▸ **EXERCISE REQUIREMENTS**
Determine how many lines of the material hold the string "this" and reply with only that number.
####################
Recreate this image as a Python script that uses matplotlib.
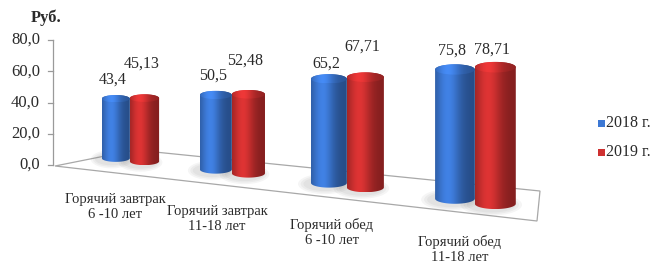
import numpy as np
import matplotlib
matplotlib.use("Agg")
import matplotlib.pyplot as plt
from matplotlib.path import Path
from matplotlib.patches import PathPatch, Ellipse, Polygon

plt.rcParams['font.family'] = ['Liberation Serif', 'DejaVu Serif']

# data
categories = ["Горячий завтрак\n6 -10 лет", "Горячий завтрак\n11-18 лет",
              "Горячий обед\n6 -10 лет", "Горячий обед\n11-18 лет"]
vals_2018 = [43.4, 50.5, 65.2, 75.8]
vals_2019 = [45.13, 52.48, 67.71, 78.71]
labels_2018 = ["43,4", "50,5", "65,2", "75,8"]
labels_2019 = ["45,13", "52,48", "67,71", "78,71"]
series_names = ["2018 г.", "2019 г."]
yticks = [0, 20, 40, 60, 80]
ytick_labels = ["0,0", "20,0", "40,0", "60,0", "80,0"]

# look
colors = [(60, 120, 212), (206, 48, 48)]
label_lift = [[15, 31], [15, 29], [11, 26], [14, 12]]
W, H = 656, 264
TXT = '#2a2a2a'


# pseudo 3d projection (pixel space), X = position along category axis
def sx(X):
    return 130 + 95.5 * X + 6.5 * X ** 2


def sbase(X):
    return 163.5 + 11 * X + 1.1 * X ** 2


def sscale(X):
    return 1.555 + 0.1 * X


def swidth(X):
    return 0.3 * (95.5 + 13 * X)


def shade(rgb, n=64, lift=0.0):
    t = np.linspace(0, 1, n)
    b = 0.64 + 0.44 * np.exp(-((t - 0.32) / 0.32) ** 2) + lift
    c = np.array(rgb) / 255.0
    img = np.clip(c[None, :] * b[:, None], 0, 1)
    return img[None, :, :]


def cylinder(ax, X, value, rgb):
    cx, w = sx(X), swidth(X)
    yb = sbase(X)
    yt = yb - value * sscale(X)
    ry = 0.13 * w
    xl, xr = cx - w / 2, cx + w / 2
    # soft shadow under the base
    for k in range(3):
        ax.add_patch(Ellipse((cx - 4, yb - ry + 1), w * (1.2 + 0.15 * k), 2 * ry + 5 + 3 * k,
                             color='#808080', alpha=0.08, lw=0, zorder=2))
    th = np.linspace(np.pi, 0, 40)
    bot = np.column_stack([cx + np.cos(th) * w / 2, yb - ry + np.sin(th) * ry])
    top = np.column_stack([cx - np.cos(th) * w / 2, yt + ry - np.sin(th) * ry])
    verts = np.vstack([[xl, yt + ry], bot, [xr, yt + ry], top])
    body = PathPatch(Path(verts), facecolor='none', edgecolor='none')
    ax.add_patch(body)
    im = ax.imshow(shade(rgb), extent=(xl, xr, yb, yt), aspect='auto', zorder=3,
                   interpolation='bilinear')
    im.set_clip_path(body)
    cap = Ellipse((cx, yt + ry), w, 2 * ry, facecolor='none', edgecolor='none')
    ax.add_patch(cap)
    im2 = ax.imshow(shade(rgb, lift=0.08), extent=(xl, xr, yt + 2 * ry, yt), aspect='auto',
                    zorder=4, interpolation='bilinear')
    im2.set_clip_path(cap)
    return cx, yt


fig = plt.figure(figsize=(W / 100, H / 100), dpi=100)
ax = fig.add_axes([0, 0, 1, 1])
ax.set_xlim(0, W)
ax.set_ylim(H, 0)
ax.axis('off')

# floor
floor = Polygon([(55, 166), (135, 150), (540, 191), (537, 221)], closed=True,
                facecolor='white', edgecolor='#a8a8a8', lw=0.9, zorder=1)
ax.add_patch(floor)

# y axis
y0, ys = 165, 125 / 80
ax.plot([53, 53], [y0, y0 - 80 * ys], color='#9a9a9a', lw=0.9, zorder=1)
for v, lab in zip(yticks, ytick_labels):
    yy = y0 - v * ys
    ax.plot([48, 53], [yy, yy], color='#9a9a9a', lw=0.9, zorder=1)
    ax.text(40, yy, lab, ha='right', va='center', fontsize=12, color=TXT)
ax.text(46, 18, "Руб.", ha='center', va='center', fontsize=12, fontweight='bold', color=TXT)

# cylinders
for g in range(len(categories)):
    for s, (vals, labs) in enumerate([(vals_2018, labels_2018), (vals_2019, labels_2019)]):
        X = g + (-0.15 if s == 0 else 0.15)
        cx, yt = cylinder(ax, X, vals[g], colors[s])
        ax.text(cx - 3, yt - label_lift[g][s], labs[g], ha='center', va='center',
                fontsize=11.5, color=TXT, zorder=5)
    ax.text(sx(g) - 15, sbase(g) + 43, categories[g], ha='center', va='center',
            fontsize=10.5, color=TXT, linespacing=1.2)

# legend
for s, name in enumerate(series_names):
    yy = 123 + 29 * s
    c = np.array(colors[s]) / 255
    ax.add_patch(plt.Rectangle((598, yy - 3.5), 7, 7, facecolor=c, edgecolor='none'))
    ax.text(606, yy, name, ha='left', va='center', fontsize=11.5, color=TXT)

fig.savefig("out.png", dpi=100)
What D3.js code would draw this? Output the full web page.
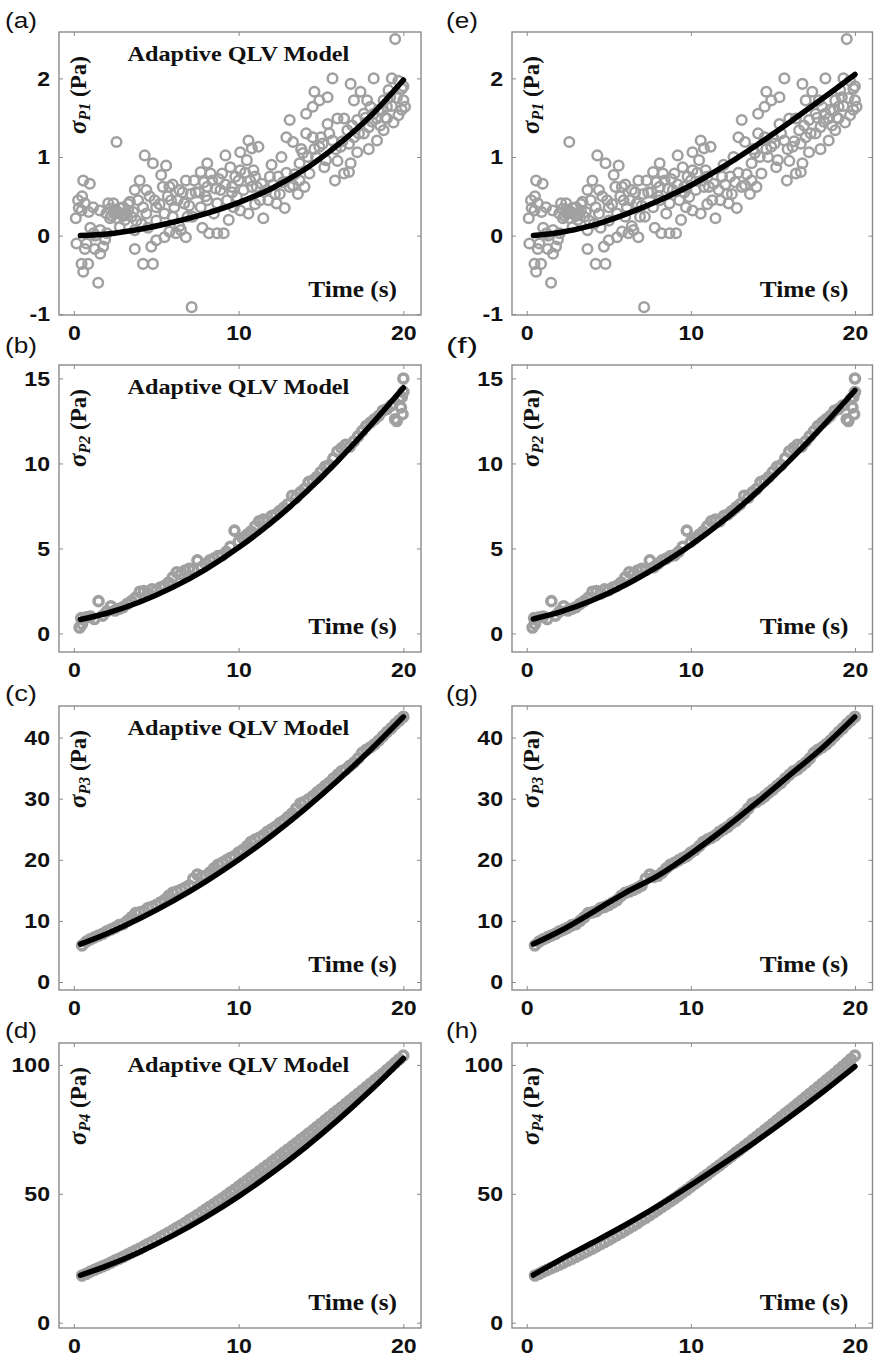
####################
▸ **ANSWER**
2